BRUNO FALA SOBRE SUA TENTATIVA DE SUICÍDIO: 'DEUS COLOCOU A MÃO NAQUELE MOMENTO'



A área rural acessada por quatro quilômetros de estrada de terra dá um ar convidativo e sereno, quebrado pelo som das grandes trancas de ferro. A música “Aleluia” na entrada e as muitas frases remetendo a Deus e perdão recebem quem visita a Apac de Santa Luzia, na região metropolitana de Belo Horizonte, onde o goleiro Bruno, hoje com 31 anos, está preso há oito meses. No regime fechado, o canto do ex-futuro camisa 1 é a cama dois da cela 18 do bloco 3. Um dos 68.810 presos do estado de Minas Gerais, Bruno cumpre pena de 22 anos e três meses pela morte de Eliza Samúdio em 2010. Mas, com a progressão por dias trabalhados, a liberdade poderá ser respirada já em 2018, segundo seus cálculos. Bruno está sem advogado no momento, mas juristas consultados pela reportagem atestaram ser possível que o goleiro consiga o regime semiaberto em 2018, como o próprio almeja.



O goleiro recebeu a reportagem do Globo Esporte entre as suas funções na limpeza da capela e a prova de soldador. A rotina começa às 6h, tem três paradas para oração, refeições e horário de lazer a partir das 18h. De lá, acompanha jogos pela televisão, com misto de saudade do Flamengo e paixão pelo Atlético-MG, este estampado na meia que usou durante a entrevista e na calça que sujou de terra com as defesas no treinamento também registrado pela reportagem.



– Reconheço que eu tenho que pagar a minha dívida com a Justiça. Tudo que aconteceu vai servir de experiência. Eu vou voltar. Chega de sofrer, sabe? Eu sofri muito e fiz muitas pessoas sofrerem.

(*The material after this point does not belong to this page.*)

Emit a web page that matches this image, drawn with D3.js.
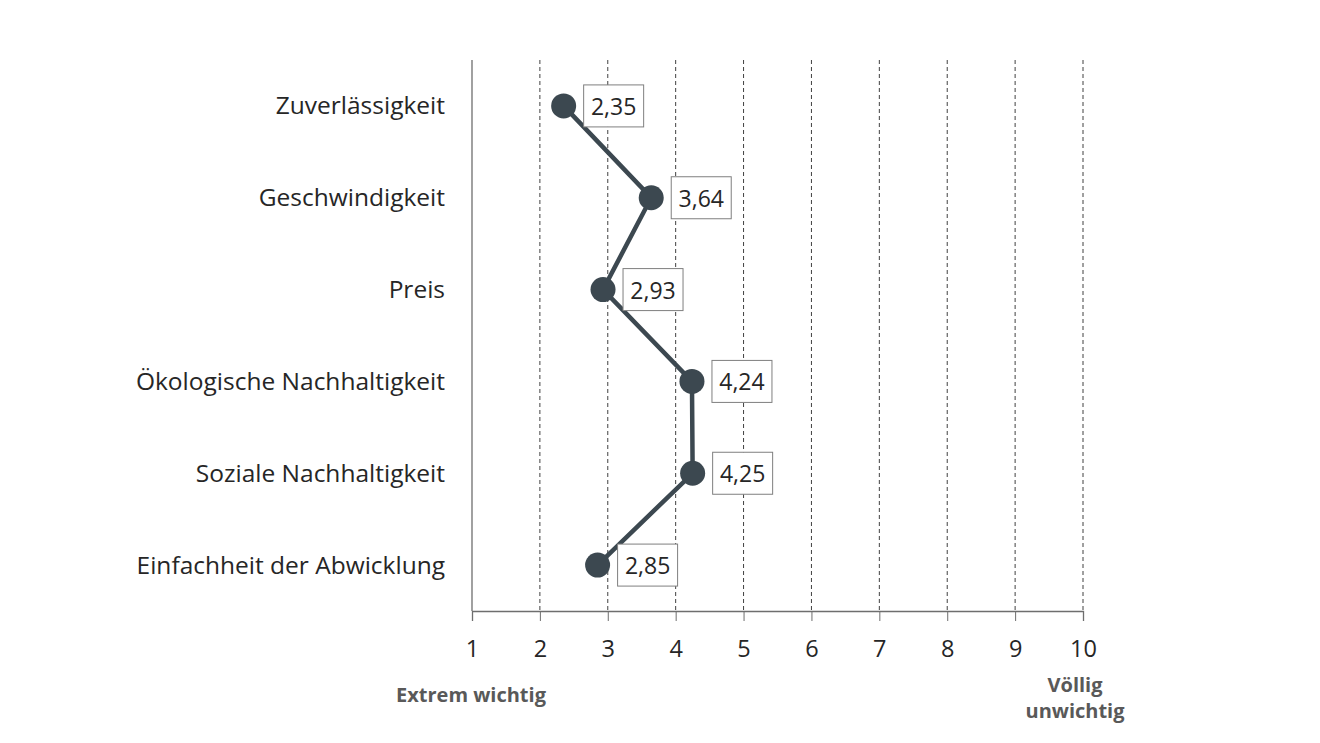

O trabalho diário, a disciplina e o bom tratamento com a família, que não precisa passar por revistas como o agachamento em espelhos no caso das mulheres, fazem com que o índice de recuperação gire em torno de 85%. Hoje no sistema comum estima-se que mais de 70% voltam a reincidir no crime.

Sem o convívio com armas e algemas por perto – não há polícia e agentes penitenciários -, o clima é bem mais leve. A religião é aliada na recuperação. A disciplina, o carro-chefe. Quem se atrasa para as atividades perde benefícios como ligação para familiares e momentos de lazer, como ver televisão. Isso tudo controlado pelo CSS, o Conselho de Sinceridade e Solidariedade, espécie de órgão regulador administrado pelos próprios detentos. Outra grande diferença para o sistema convencional está na taxa de ocupação. No sistema fechado da Apac de Santa Luzia, há espaço para 120, mas atualmente há apenas Bruno e outros 92.

– Quando você vai para uma cadeia de segurança máxima, vai para um lugar chamado COC (Centro de Observação Criminalística). Um lugar de observação durante 15 dias. Mas eu fiquei 10 meses nesse lugar. Na Nelson Hungria, eu sempre fui muito perseguido e maltratado. Os agentes penitenciários faziam muita covardia. A pressão era muito grande. Eu cheguei ao ponto de perder o equilíbrio, acabei tentando o suicídio amarrando um lençol na grade e me joguei. Acabou que Deus botou a mão naquele momento ali e não permitiu que eu tirasse a minha própria vida. Quando eu saltei da ventana, o lençol partiu. Impressionante. Foi um dos momentos mais difíceis da minha caminhada.